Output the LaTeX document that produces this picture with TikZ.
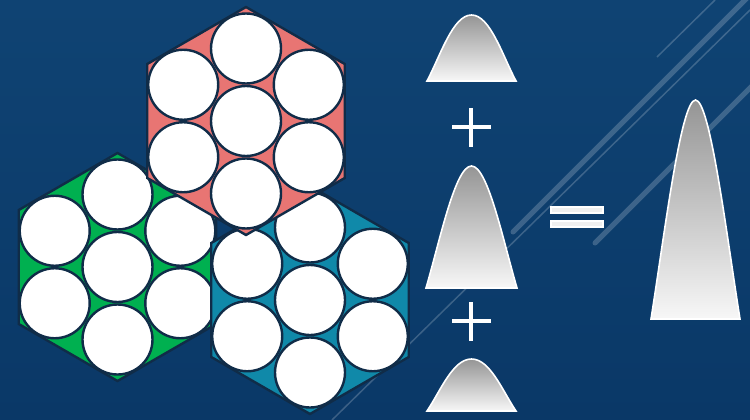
\documentclass[tikz,border=0pt]{standalone}
\usepackage{tikz}
\definecolor{slidetop}{HTML}{0F4373}
\definecolor{slidebot}{HTML}{0A3867}
\definecolor{cellline}{HTML}{102C48}
\definecolor{cellred}{HTML}{E87573}
\definecolor{cellgreen}{HTML}{00B050}
\definecolor{cellteal}{HTML}{1089A9}
\definecolor{bellgray}{HTML}{959595}
\definecolor{bellwhite}{HTML}{F7F7F7}
\tikzset{
  ball/.style={fill=white, draw=cellline, line width=2.4pt},
  streak/.style={white, opacity=0.2, line width=1.5pt},
  thickstreak/.style={streak, line width=5pt, line cap=round},
  bellcurve/.style={draw=white, line width=1.6pt, top color=bellgray, bottom color=bellwhite},
}
\newcommand{\hexpack}[3]{% x, y, fill  (hexagon with 7 packed circles)
  \begin{scope}[shift={(#1,#2)}]
    \filldraw[fill=#3, draw=cellline, line width=2.4pt]
      (90:114) -- (150:114) -- (210:114) -- (270:114) -- (330:114) -- (30:114) -- cycle;
    \draw[ball] (0,0) circle (35);
    \foreach \a in {30,90,...,330} {
      \draw[ball] (\a:72.5) circle (35);
    }
  \end{scope}
}
\newcommand{\bell}[5]{% x-centre, y-base, half width, height, top roundness
  \draw[bellcurve]
    (#1-#3,#2) .. controls (#1-0.7*#3,#2-0.38*#4) and (#1-#5*#3,#2-#4) .. (#1,#2-#4)
    .. controls (#1+#5*#3,#2-#4) and (#1+0.7*#3,#2-0.38*#4) .. (#1+#3,#2) -- cycle;
}
\newcommand{\plussign}[2]{% x, y  (centre)
  \fill[white] (#1-19.5,#2-2.2) rectangle (#1+19.5,#2+2.2);
  \fill[white] (#1-2.2,#2-19.5) rectangle (#1+2.2,#2+19.5);
}

\begin{document}
\begin{tikzpicture}[x=1pt, y=-1pt]
  \shade[top color=slidetop, bottom color=slidebot] (0,0) rectangle (750,420);
  \useasboundingbox (0,0) rectangle (750,420);

  % background streaks
  \draw[streak] (332,420) -- (750,10);
  \draw[streak] (657,57) -- (715,0);
  \draw[thickstreak] (513,232) -- (748,-3);
  \draw[thickstreak] (595,243) -- (755,83);

  % hexagon packs
  \hexpack{117.5}{267}{cellgreen}
  \hexpack{310}{300}{cellteal}
  \hexpack{246}{121}{cellred}

  % distributions
  \bell{471.5}{81}{44.5}{66}{0.42}
  \plussign{471}{127}
  \bell{471.5}{288}{45.5}{122}{0.36}
  \plussign{471}{321}
  \bell{471.5}{411}{44.5}{52}{0.42}

  % equals
  \filldraw[fill=gray!12, draw=white, line width=1.2pt] (551,207) rectangle (603,213);
  \filldraw[fill=gray!12, draw=white, line width=1.2pt] (551,221) rectangle (603,227);

  \bell{695.5}{319}{44.5}{219}{0.33}
\end{tikzpicture}
\end{document}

Required work:
From the material above, reproduce everything verbatim except the pictures.

Response to the task:
Output the LaTeX document that produces this picture with TikZ.
\documentclass[tikz,border=0pt]{standalone}
\usepackage{tikz}
\definecolor{slidetop}{HTML}{0F4373}
\definecolor{slidebot}{HTML}{0A3867}
\definecolor{cellline}{HTML}{102C48}
\definecolor{cellred}{HTML}{E87573}
\definecolor{cellgreen}{HTML}{00B050}
\definecolor{cellteal}{HTML}{1089A9}
\definecolor{bellgray}{HTML}{959595}
\definecolor{bellwhite}{HTML}{F7F7F7}
\tikzset{
  ball/.style={fill=white, draw=cellline, line width=2.4pt},
  streak/.style={white, opacity=0.2, line width=1.5pt},
  thickstreak/.style={streak, line width=5pt, line cap=round},
  bellcurve/.style={draw=white, line width=1.6pt, top color=bellgray, bottom color=bellwhite},
}
\newcommand{\hexpack}[3]{% x, y, fill  (hexagon with 7 packed circles)
  \begin{scope}[shift={(#1,#2)}]
    \filldraw[fill=#3, draw=cellline, line width=2.4pt]
      (90:114) -- (150:114) -- (210:114) -- (270:114) -- (330:114) -- (30:114) -- cycle;
    \draw[ball] (0,0) circle (35);
    \foreach \a in {30,90,...,330} {
      \draw[ball] (\a:72.5) circle (35);
    }
  \end{scope}
}
\newcommand{\bell}[5]{% x-centre, y-base, half width, height, top roundness
  \draw[bellcurve]
    (#1-#3,#2) .. controls (#1-0.7*#3,#2-0.38*#4) and (#1-#5*#3,#2-#4) .. (#1,#2-#4)
    .. controls (#1+#5*#3,#2-#4) and (#1+0.7*#3,#2-0.38*#4) .. (#1+#3,#2) -- cycle;
}
\newcommand{\plussign}[2]{% x, y  (centre)
  \fill[white] (#1-19.5,#2-2.2) rectangle (#1+19.5,#2+2.2);
  \fill[white] (#1-2.2,#2-19.5) rectangle (#1+2.2,#2+19.5);
}

\begin{document}
\begin{tikzpicture}[x=1pt, y=-1pt]
  \shade[top color=slidetop, bottom color=slidebot] (0,0) rectangle (750,420);
  \useasboundingbox (0,0) rectangle (750,420);

  % background streaks
  \draw[streak] (332,420) -- (750,10);
  \draw[streak] (657,57) -- (715,0);
  \draw[thickstreak] (513,232) -- (748,-3);
  \draw[thickstreak] (595,243) -- (755,83);

  % hexagon packs
  \hexpack{117.5}{267}{cellgreen}
  \hexpack{310}{300}{cellteal}
  \hexpack{246}{121}{cellred}

  % distributions
  \bell{471.5}{81}{44.5}{66}{0.42}
  \plussign{471}{127}
  \bell{471.5}{288}{45.5}{122}{0.36}
  \plussign{471}{321}
  \bell{471.5}{411}{44.5}{52}{0.42}

  % equals
  \filldraw[fill=gray!12, draw=white, line width=1.2pt] (551,207) rectangle (603,213);
  \filldraw[fill=gray!12, draw=white, line width=1.2pt] (551,221) rectangle (603,227);

  \bell{695.5}{319}{44.5}{219}{0.33}
\end{tikzpicture}
\end{document}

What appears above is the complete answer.